Things start out amusing, then sort of deteriorate...

  • The old argument over "What would geniuses of the past do with modern computers"? is interesting enough. Would Shakespeare perhaps have blotted a word — or even a thousand, as Ben Jonson wished — if he had been word-processing his plays instead of (largely) having them written down afterward from the recollection of marginally literate actors? Would Bach have sat in Starbucks with a laptop, and possibly finished working his name into his last work? I'm not certain about them, but I'm pretty sure that Mozart would front a punk-revival band and party with Britney Spears and Lindsay Lohan (unless they couldn't keep up with his partying).
  • I always find it disturbingly amusing when employees at newspapers — who own no intellectual property that they produce, thanks to the work-for-hire doctrine — completely miss out on justifications for certain things that freelance authors do. Like epilogues. (And Shakespeare pokes in here, too, with another out-of-context quotation that does not mean at all what the writer of the article implies.) For freelance writers, there is a good reason to employ an epilogue at the end of a series: Amadis of Gaul. That is, an epilogue does a lot to cut off the ability of others with crasser motives — sometimes commercial, sometimes self-aggrandizement — to continue the main story line in some damaging or offensive-to-the-author ways. Rowling's epilogue in HP7, for example, cuts off any real chance of this kind of abomination.
  • Speaking of HP7, Bloomsbury (the UK publisher) is delaying reprints in an effort to minimize returns. Over on this side of the pond, no word from Scholastic on any similar efforts; if Scholastic is watching the latest nonsense in the AMS bankruptcy proceeding, it will shortly do the same.
  • Unfortunately, returns aren't the only problem with the book distribution system. There's also the little matter of oligopolies, both in practice and otherwise.
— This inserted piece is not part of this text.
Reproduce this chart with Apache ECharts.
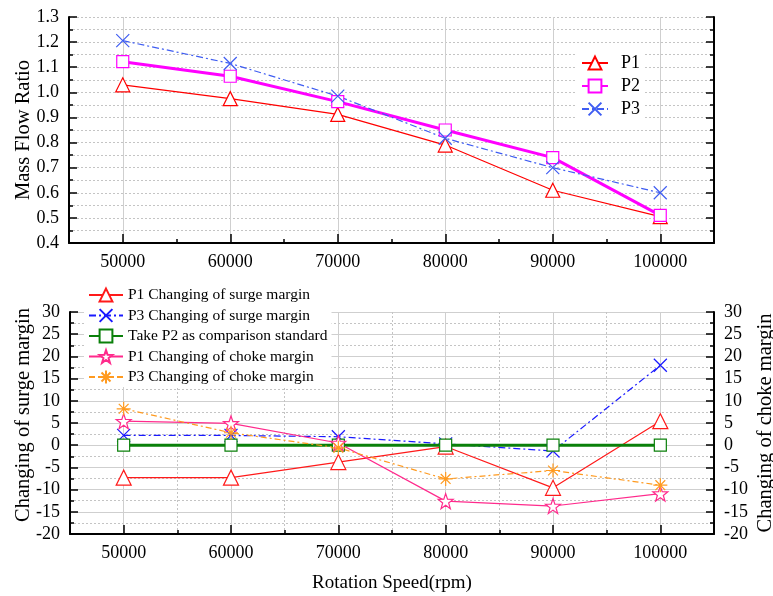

  • Then there's this report (PDF at link)and commentary on "shaking up academic publishing." All of this begs yet another question, though: Is there a difference between immediate searchable access to other scholars, which would be met by an SSRN-like system, and later access by nonscholars and scholars-in-training, which probably would not, that should make a difference? I'm not certain of the answer to this question, or even whether it is the only question unanswered by the report and commentary.